1. Uyuşmazlık ve Hukuki Nitelendirme

Uyuşmazlık, dava konusu gecekondu arsalarının zilyetlerine tahsis edilmesi için yapılan duyuru sonucu davalı belediyenin belirlediği banka hesabına yatırılan paranın arsa tahsisinin yapılmaması nedenine dayalı sebepsiz zenginleşme hükümlerine göre iadesi istemine ilişkindir.

İlgili Hukuk

1. Bir mahkemenin Yargıtay Dairesince verilen bozma kararına uyması üzerine, kendisi için o kararda gösterilen şekilde inceleme ve araştırma yaparak, yine o kararda belirtilen hukuki esaslar gereğince hüküm verme yükümlülüğü doğar. “Usuli kazanılmış hak” olarak tanımlanan bu olgu mahkemeye, hükmüne uyduğu Yargıtay bozma kararında belirtilen çerçevede işlem yapma ve hüküm kurma zorunluluğu getirmektedir (09.05.1960 tarihli ve 21/9 sayılı YİBK).

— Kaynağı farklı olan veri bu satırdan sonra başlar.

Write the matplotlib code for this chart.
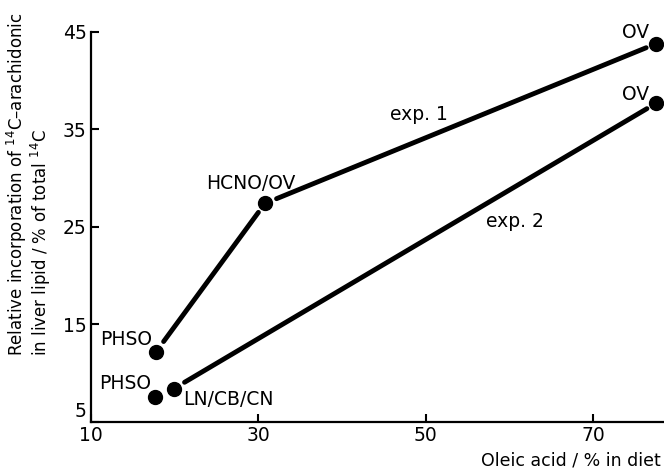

2. Mahkemenin, Yargıtayın bozma kararına uyması ile bozma kararı lehine olan taraf yararına bir usuli kazanılmış hak doğabileceği gibi, bazı konuların bozma kararı kapsamı dışında kalmış olan kısımları kesinleşir. Bozma kararına uymuş olan mahkeme kesinleşen bu kısımlar hakkında yeniden inceleme yaparak karar veremez. Bir başka anlatımla, kesinleşmiş bu kısımlar, lehine olan taraf yararına usuli kazanılmış hak oluşturur (04.02.1959 tarihli ve 13/5 sayılı YİBK).

3. Değerlendirme

Mahkemece uyulan bozma kararında gösterilen şekilde inceleme ve araştırma yapıldığı, buna bağlı olarak bozma ilamı doğrultusunda ifanın imkansız hale geldiği 19.08.2010 tarihi itibariyle taşınmazın rayiç bedelinin belirlendiği anlaşılmakla bozma kapsamı dışında kalarak kesinleşmiş olan yönlere ilişkin ileri sürülen sebeplerin incelenmesinin de artık mümkün olmadığına göre, 1086 sayılı Hukuk Usulü Muhakemeleri Kanunu'nun 440 ıncı maddesindeki yazılı hallerden hiçbirisine uymayan davalı vekilinin karar düzeltme talebinin reddine karar vermek gerekmiştir.

VII. KARAR

Açıklanan sebeplerle;

Davalı vekilinin karar düzeltme talebinin REDDİNE,

Aşağıda yazılı para cezasının karar düzeltme isteyene yükletilmesine,

26.10.2023 tarihinde oy birliğiyle karar verildi.